▸ TASK DIRECTIONS:
Exclude the pictures and return every line exactly as written.

- - - - - - -

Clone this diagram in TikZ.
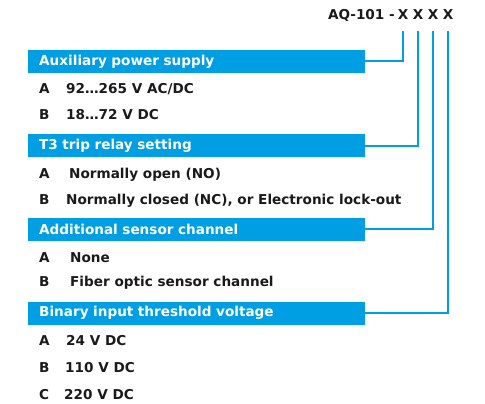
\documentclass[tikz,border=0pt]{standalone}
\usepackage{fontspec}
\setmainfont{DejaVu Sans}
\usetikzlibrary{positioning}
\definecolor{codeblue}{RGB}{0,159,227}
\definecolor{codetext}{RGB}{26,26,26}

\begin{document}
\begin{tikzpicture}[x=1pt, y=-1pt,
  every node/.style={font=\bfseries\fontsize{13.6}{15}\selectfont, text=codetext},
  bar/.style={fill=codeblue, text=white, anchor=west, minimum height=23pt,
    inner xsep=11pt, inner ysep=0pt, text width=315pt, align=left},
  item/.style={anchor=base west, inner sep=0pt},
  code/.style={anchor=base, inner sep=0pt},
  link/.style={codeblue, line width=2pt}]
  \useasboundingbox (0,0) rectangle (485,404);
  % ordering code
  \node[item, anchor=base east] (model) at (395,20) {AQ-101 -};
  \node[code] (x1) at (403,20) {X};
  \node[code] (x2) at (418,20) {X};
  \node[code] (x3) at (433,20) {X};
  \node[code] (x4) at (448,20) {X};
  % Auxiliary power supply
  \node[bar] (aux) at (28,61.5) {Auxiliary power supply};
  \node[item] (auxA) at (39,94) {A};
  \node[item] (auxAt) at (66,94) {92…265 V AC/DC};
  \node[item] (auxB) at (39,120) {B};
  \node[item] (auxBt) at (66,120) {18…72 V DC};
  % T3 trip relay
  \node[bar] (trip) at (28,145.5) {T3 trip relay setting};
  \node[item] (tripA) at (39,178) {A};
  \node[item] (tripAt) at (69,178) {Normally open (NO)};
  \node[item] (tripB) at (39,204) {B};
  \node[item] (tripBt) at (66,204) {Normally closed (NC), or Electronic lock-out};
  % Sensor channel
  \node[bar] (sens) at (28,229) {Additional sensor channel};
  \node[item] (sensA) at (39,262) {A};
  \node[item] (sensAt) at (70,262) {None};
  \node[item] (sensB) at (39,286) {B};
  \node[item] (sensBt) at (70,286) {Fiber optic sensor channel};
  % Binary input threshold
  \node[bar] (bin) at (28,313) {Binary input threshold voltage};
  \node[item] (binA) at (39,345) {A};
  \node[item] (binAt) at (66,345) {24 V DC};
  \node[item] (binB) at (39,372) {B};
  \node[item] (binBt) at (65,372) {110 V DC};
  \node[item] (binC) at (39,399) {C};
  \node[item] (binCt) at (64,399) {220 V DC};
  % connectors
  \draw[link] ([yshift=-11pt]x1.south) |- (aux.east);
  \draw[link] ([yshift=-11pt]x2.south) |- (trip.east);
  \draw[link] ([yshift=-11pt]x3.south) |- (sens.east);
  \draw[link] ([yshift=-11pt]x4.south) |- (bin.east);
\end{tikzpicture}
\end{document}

- - - - - - -

▸ FINISHED TASK:
Clone this diagram in TikZ.
\documentclass[tikz,border=0pt]{standalone}
\usepackage{fontspec}
\setmainfont{DejaVu Sans}
\usetikzlibrary{positioning}
\definecolor{codeblue}{RGB}{0,159,227}
\definecolor{codetext}{RGB}{26,26,26}

\begin{document}
\begin{tikzpicture}[x=1pt, y=-1pt,
  every node/.style={font=\bfseries\fontsize{13.6}{15}\selectfont, text=codetext},
  bar/.style={fill=codeblue, text=white, anchor=west, minimum height=23pt,
    inner xsep=11pt, inner ysep=0pt, text width=315pt, align=left},
  item/.style={anchor=base west, inner sep=0pt},
  code/.style={anchor=base, inner sep=0pt},
  link/.style={codeblue, line width=2pt}]
  \useasboundingbox (0,0) rectangle (485,404);
  % ordering code
  \node[item, anchor=base east] (model) at (395,20) {AQ-101 -};
  \node[code] (x1) at (403,20) {X};
  \node[code] (x2) at (418,20) {X};
  \node[code] (x3) at (433,20) {X};
  \node[code] (x4) at (448,20) {X};
  % Auxiliary power supply
  \node[bar] (aux) at (28,61.5) {Auxiliary power supply};
  \node[item] (auxA) at (39,94) {A};
  \node[item] (auxAt) at (66,94) {92…265 V AC/DC};
  \node[item] (auxB) at (39,120) {B};
  \node[item] (auxBt) at (66,120) {18…72 V DC};
  % T3 trip relay
  \node[bar] (trip) at (28,145.5) {T3 trip relay setting};
  \node[item] (tripA) at (39,178) {A};
  \node[item] (tripAt) at (69,178) {Normally open (NO)};
  \node[item] (tripB) at (39,204) {B};
  \node[item] (tripBt) at (66,204) {Normally closed (NC), or Electronic lock-out};
  % Sensor channel
  \node[bar] (sens) at (28,229) {Additional sensor channel};
  \node[item] (sensA) at (39,262) {A};
  \node[item] (sensAt) at (70,262) {None};
  \node[item] (sensB) at (39,286) {B};
  \node[item] (sensBt) at (70,286) {Fiber optic sensor channel};
  % Binary input threshold
  \node[bar] (bin) at (28,313) {Binary input threshold voltage};
  \node[item] (binA) at (39,345) {A};
  \node[item] (binAt) at (66,345) {24 V DC};
  \node[item] (binB) at (39,372) {B};
  \node[item] (binBt) at (65,372) {110 V DC};
  \node[item] (binC) at (39,399) {C};
  \node[item] (binCt) at (64,399) {220 V DC};
  % connectors
  \draw[link] ([yshift=-11pt]x1.south) |- (aux.east);
  \draw[link] ([yshift=-11pt]x2.south) |- (trip.east);
  \draw[link] ([yshift=-11pt]x3.south) |- (sens.east);
  \draw[link] ([yshift=-11pt]x4.south) |- (bin.east);
\end{tikzpicture}
\end{document}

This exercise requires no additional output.